5 annoying habits F1 fans can expect in Netflix’s new Drive To Survive series

The new series of Netflix’s hit documentary series, Drive To Survive, is fast approaching.

The show has become must-watch viewing for Formula One fans young and old since it first chronicled the 2018 season. Series five, which focuses on the 2022 campaign, will be available to stream from February 24, two weeks before the start of the 2023 campaign.

But while the series has been credited with growing the sport’s fanbase worldwide, particularly in the United States, it has its critics too, and with some justification. A trailer for the new series has been released and it suggests some of its annoying traits won’t be going away. Here are five viewers can expect to see in season five…

READ MORE: Lando Norris got on 'pretty well' with Daniel Ricciardo despite Drive To Survive 'tension'

Same old talking heads

If the 30-second teaser Netflix released in early January, told us anything, it’s to expect much more of Will Buxton. This is nothing against Buxton, who is an excellent and respected F1 broadcaster, but he seems to get more airtime than Christian Horner and Daniel Ricciardo combined.

Every episode is littered with his take on every issue covered. It’s too much and it’s about time there was a shake-up. That’s not to suggest Buxton should be axed, just used more sparingly.

Why not hear from Sky Sports commentators like Martin Brundle or members of the Dutch and Italian media? Listening the same old voices, Buxton's in particular, has become a little tedious.

Stating the bleeding obvious

Yes, we know Drive To Survive is not aimed at traditional F1 fans. Its target audience is the new breed of fan, so there needs to be an element of explaining how the sport works.

But come on, even the most callow F1 follower will surely know that “qualifying sets the grid for race” and that “every driver and team is desperate to beat each other”.

It’s time Drive To Survive stopped insulting viewers’ intelligence and told us more of what we didn’t know, rather banal lines that seem to be thrown in just to fill up an episode.
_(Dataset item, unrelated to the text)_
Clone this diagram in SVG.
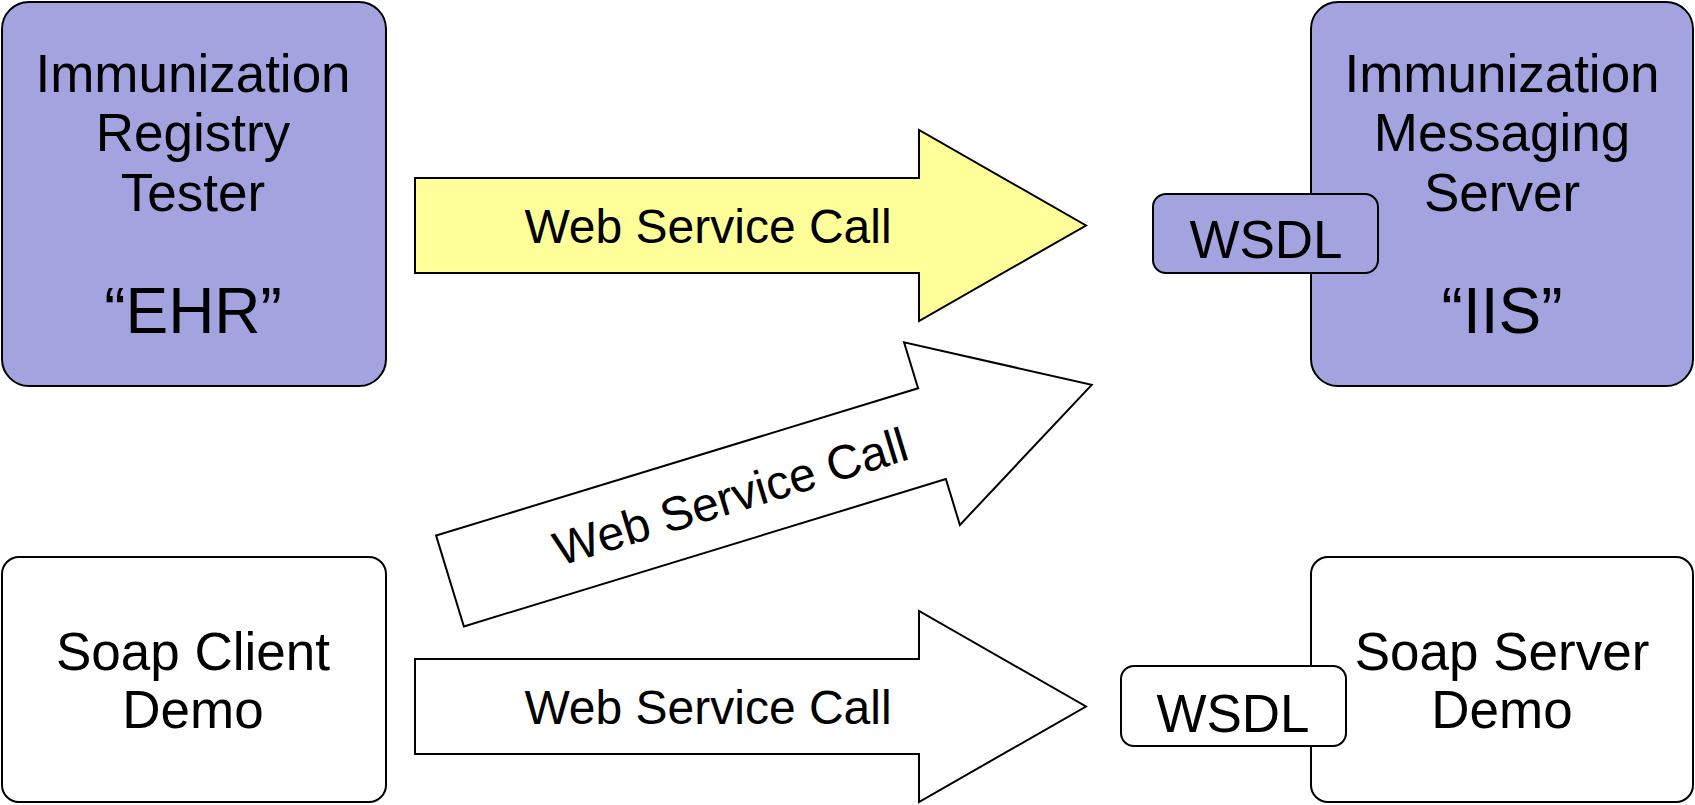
<svg xmlns="http://www.w3.org/2000/svg" width="1695" height="805" viewBox="0 0 1695 805">
<style>
.box{stroke:#000;stroke-width:2}
.p{fill:#a3a3e0}
.w{fill:#fff}
.arrow{stroke:#000;stroke-width:2}
.t{font-family:"Liberation Sans",Arial,sans-serif;fill:#000;text-anchor:middle}
.big{font-size:53px}
.q{font-size:64px}
.lbl{font-size:48px}
</style>
<defs>
<polygon id="arr" points="0,-47.5 504,-47.5 504,-95.5 671,0 504,95.5 504,47.5 0,47.5"/>
</defs>
<rect width="1695" height="805" fill="#fff"/>
<g id="connectors">
<g id="call-top">
<use href="#arr" x="415" y="225.5" class="arrow" fill="#ffff99"/>
<text class="t lbl" x="708" y="243">Web Service Call</text>
</g>
<g id="call-diag" transform="translate(450,581) rotate(-17)">
<use href="#arr" class="arrow" fill="#fff"/>
<text class="t lbl" x="293" y="18">Web Service Call</text>
</g>
<g id="call-bottom">
<use href="#arr" x="415" y="706.5" class="arrow" fill="#fff"/>
<text class="t lbl" x="708" y="724">Web Service Call</text>
</g>
</g>
<g id="ehr">
<rect class="box p" x="2" y="2" width="384" height="384" rx="27"/>
<text class="t big" x="193" y="92">Immunization</text>
<text class="t big" x="193" y="151">Registry</text>
<text class="t big" x="193" y="211">Tester</text>
<text class="t q" x="193" y="333">“EHR”</text>
</g>
<g id="iis">
<rect class="box p" x="1311" y="2" width="382" height="384" rx="27"/>
<text class="t big" x="1502" y="92">Immunization</text>
<text class="t big" x="1502" y="151">Messaging</text>
<text class="t big" x="1502" y="211">Server</text>
<text class="t q" x="1502" y="333">“IIS”</text>
</g>
<g id="wsdl-top">
<rect class="box p" x="1153" y="194" width="225" height="79" rx="13"/>
<text class="t big" x="1266" y="258">WSDL</text>
</g>
<g id="soap-client">
<rect class="box w" x="2" y="557" width="384" height="245" rx="17"/>
<text class="t big" x="193" y="670">Soap Client</text>
<text class="t big" x="193" y="728">Demo</text>
</g>
<g id="soap-server">
<rect class="box w" x="1311" y="557" width="382" height="245" rx="17"/>
<text class="t big" x="1502" y="670">Soap Server</text>
<text class="t big" x="1502" y="728">Demo</text>
</g>
<g id="wsdl-bottom">
<rect class="box w" x="1121" y="666" width="225" height="80" rx="13"/>
<text class="t big" x="1233" y="732">WSDL</text>
</g>
</svg>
Inventing rivalries that don’t exist

There are plenty of actual rivalries in F1 – Max Verstappen vs Lewis Hamilton, Toto Wolff vs Horner, Red Bull vs Ted Kravitz, Fernando Alonso vs everyone – so there should be no need to invent feuds that don’t actually exist

Verstappen, who appears in the aforementioned trailer, agreed to be interviewed for the series again after boycotting the show because of the dubious narratives the show threw up.
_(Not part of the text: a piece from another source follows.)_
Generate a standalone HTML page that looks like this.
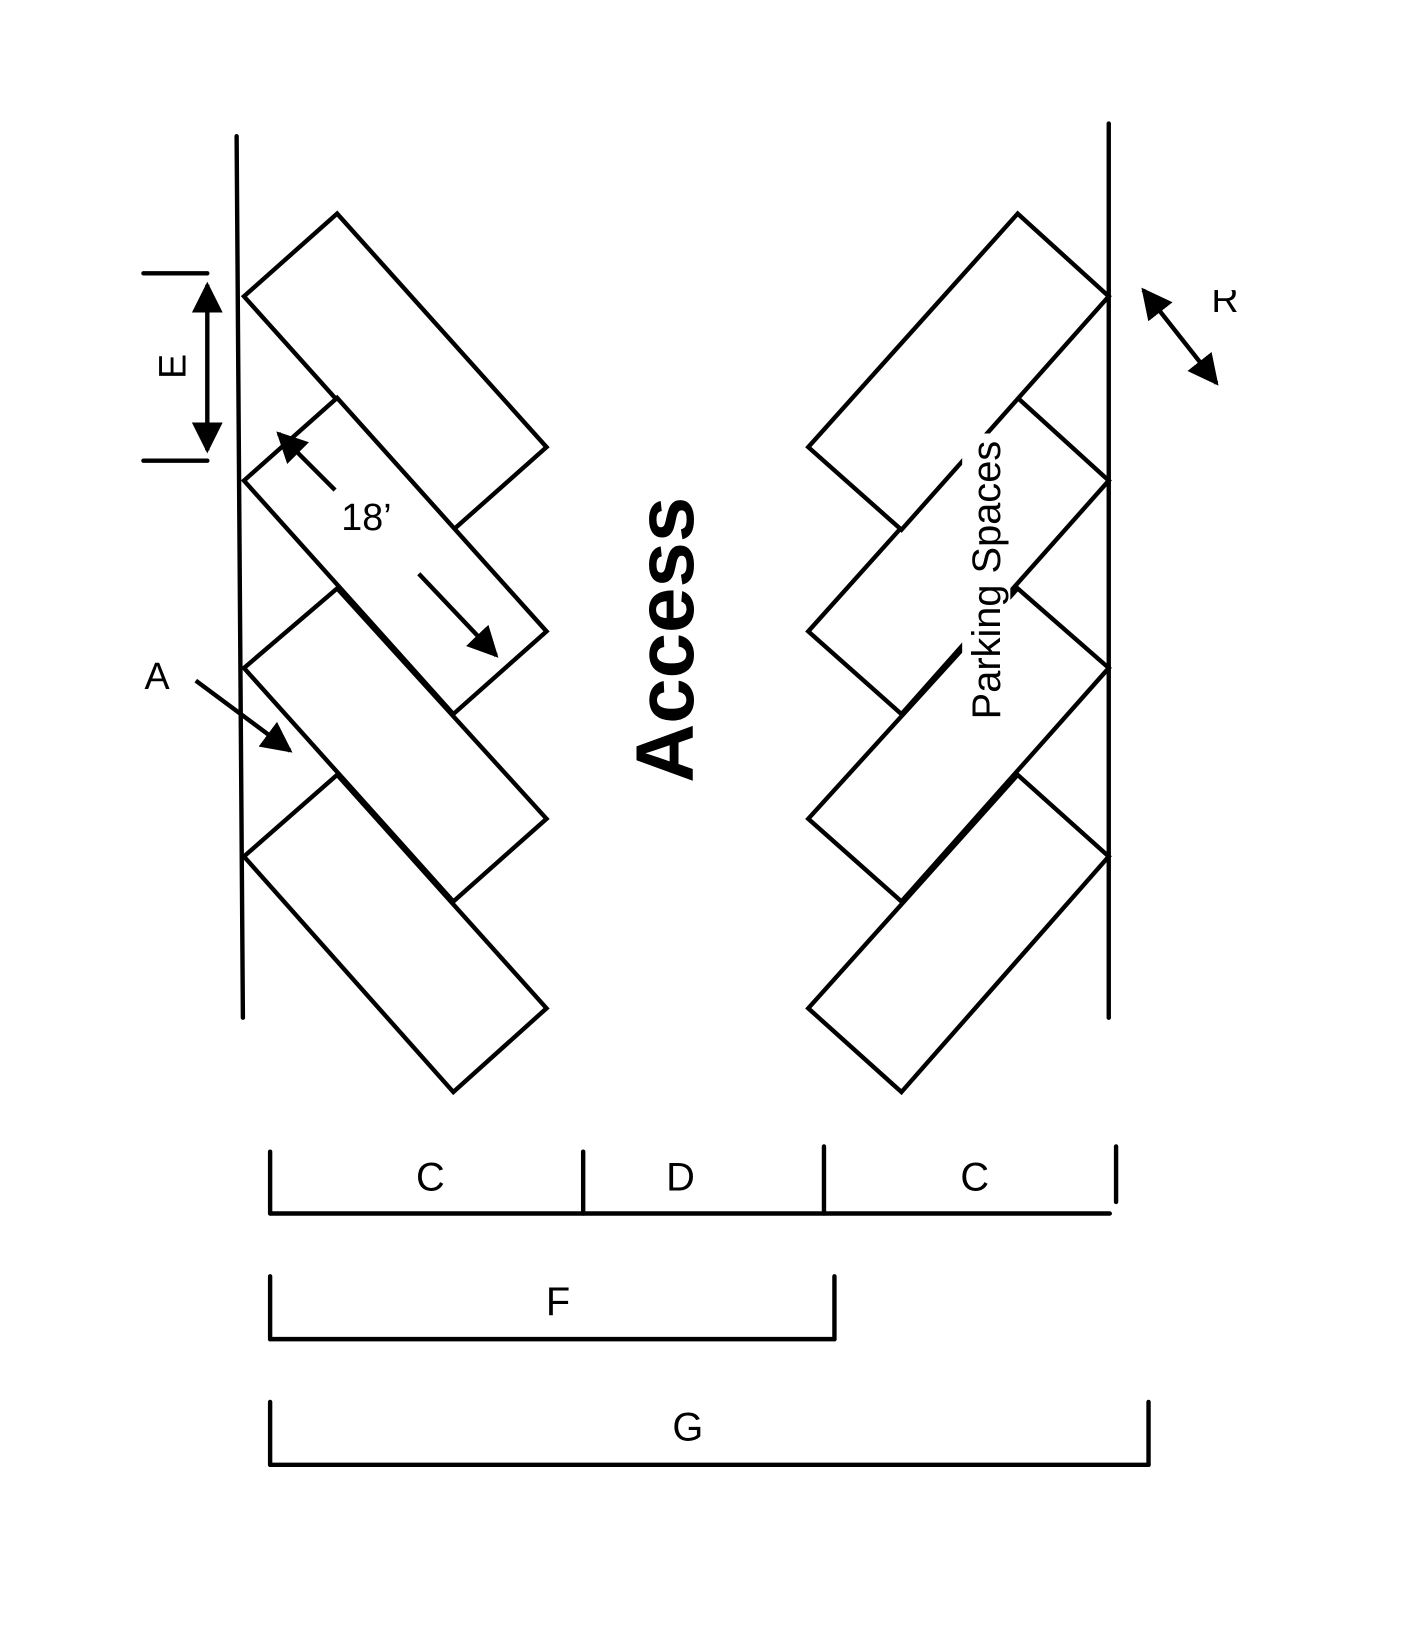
<!DOCTYPE html>
<html><head><meta charset="utf-8"><style>
html,body{margin:0;padding:0;background:#fff;}
svg{display:block;}
text{font-family:"Liberation Sans",sans-serif;fill:#000;}
</style></head><body>
<svg width="1404" height="1636" viewBox="0 0 1341 1562.5" xmlns="http://www.w3.org/2000/svg">
<defs>
<marker id="ah" viewBox="0 0 10 10" refX="9" refY="5" markerWidth="7" markerHeight="7" orient="auto-start-reverse" markerUnits="strokeWidth">
<path d="M0,0 L10,5 L0,10 z" fill="#000"/>
</marker>
</defs>
<g fill="#fff" stroke="#000" stroke-width="4.2" stroke-linejoin="miter">
<!-- left rects -->
<polygon points="233,283 322,204 522,427 433,506"/>
<polygon points="233,459 322,380 522,603 433,682"/>
<polygon points="233,638 322,562 522,782 433,861"/>
<polygon points="233,818 322,740 522,963 433,1043"/>
<!-- right rects (bottom first) -->
<polygon points="1059,818 972,740 772,963 861,1043"/>
<polygon points="1059,638 972,562 772,782 861,861"/>
<polygon points="1059,459 972,380 772,603 861,682"/>
<polygon points="1059,283 972,204 772,427 861,506"/>
</g>
<g stroke="#000" stroke-width="4.2" stroke-linecap="round" fill="none">
<line x1="226" y1="130" x2="232" y2="972"/>
<line x1="1059" y1="118" x2="1059" y2="972"/>
<!-- E -->
<line x1="137" y1="261" x2="198" y2="261"/>
<line x1="137" y1="440" x2="198" y2="440"/>
<line x1="198" y1="272" x2="198" y2="430" marker-start="url(#ah)" marker-end="url(#ah)" stroke-linecap="butt"/>
<!-- 18' -->
<line x1="320" y1="468" x2="266" y2="414" marker-end="url(#ah)" stroke-linecap="butt"/>
<line x1="400" y1="548" x2="474" y2="626" marker-end="url(#ah)" stroke-linecap="butt"/>
<!-- A -->
<line x1="187" y1="650" x2="277" y2="717" marker-end="url(#ah)" stroke-linecap="butt"/>
<!-- R -->
<line x1="1092" y1="277" x2="1162" y2="366" marker-start="url(#ah)" marker-end="url(#ah)" stroke-linecap="butt"/>
<!-- dimension bars -->
<line x1="258" y1="1159" x2="1060" y2="1159"/>
<line x1="258" y1="1100" x2="258" y2="1159"/>
<line x1="557" y1="1100" x2="557" y2="1159"/>
<line x1="787" y1="1095" x2="787" y2="1159"/>
<line x1="1066" y1="1095" x2="1066" y2="1148"/>
<line x1="258" y1="1279" x2="797" y2="1279"/>
<line x1="258" y1="1219" x2="258" y2="1279"/>
<line x1="797" y1="1219" x2="797" y2="1279"/>
<line x1="258" y1="1399" x2="1097" y2="1399"/>
<line x1="258" y1="1339" x2="258" y2="1399"/>
<line x1="1097" y1="1339" x2="1097" y2="1399"/>
</g>
<g transform="translate(942,554) rotate(-90)">
<rect x="-140" y="-23" width="280" height="46" fill="#fff"/>
<text x="0" y="13" font-size="38" text-anchor="middle">Parking Spaces</text>
</g>
<text transform="translate(662,611) rotate(-90)" font-size="78" font-weight="bold" text-anchor="middle">Access</text>
<text transform="translate(177,350) rotate(-90)" font-size="36" text-anchor="middle">E</text>
<text x="350" y="506" font-size="36" text-anchor="middle">18’</text>
<text x="150" y="658" font-size="36" text-anchor="middle">A</text>
<text x="1170" y="298" font-size="36" text-anchor="middle">R</text>
<rect x="1150" y="250" width="40" height="27" fill="#fff"/>
<text x="411" y="1137" font-size="38" text-anchor="middle">C</text>
<text x="650" y="1137" font-size="38" text-anchor="middle">D</text>
<text x="931" y="1137" font-size="38" text-anchor="middle">C</text>
<text x="533" y="1256" font-size="38" text-anchor="middle">F</text>
<text x="657" y="1376" font-size="38" text-anchor="middle">G</text>
</svg>
</body></html>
He was particularly peeved over how his good mate Lando Norris – one of the most popular drivers in the sport – was portrayed during his time as a teammate to Carlos Sainz and then Ricciardo.

The episodes featuring the McLaren drivers paint a picture of tension and even a tinge of animosity, which is grossly unfair on all concerned. There are enough actual storylines in F1 worthy of extra scrutiny without the need for this kind of nonsense.

Changing the course of history

Where to start with this one!? There’s nothing wrong with hyping up the odd event, but changing the course of history is not on.

There are numerous examples of this in series four alone. At the start of the series, Will Buxton declares there are “two new teams on the grid”. Those “new teams” weren’t anything of the sort of course. They were merely two teams with new names in Aston Martin (formally Racing Point) and Alpine (formally Renault).

The episode featuring Nikita Mazepin ludicrously makes out his performance to finish last, two laps behind the winner, at the Russian Grand Prix to be some kind of zero-hero wet-weather mega-drive.

It also claims he got the better of teammate Mick Schumacher, who retired with a technical failure 21 laps from the end. The same episode even shows the German pulling into the pits to stop!

But let’s not let facts get in the way of a good old-fashioned piece of Russian propaganda, eh? In a radio communication after the race, his engineer apparently tells Mazepin he “ended up beating [Nicholas] Latifi [who also retired] and Mick”. It must be assumed that message had been edited in from another race.

Moving on to the Italian Grand Prix later in the year, you’d think Verstappen had won the Sprint race. Yes, he started on pole for the main race, but only because actual Sprint winner Valtteri Bottas had been lumbered with a grid penalty.

Has Drive To Survive run its course? Tell us in the comments section

Dubbed over commentary

There are few things this reporter finds more annoying than dubbed over, fake commentary, which is a shame because Netflix is rife with it.

Again, there’s nothing wrong with building drama and tension, but listening to Jack Nicholls, BBC Five Live’s lead commentator, excitably calling a battle over 15th place at the first corner is as ridiculous as it is unbelievable. Again, it’s treating the viewers as mugs and is completely unnecessary.

In a nutshell, while it offers many fascinating insights, Drive To Survive is becoming too predictable and annoying. And if the brief trailer is anything to go by, that trend looks like continuing in series five.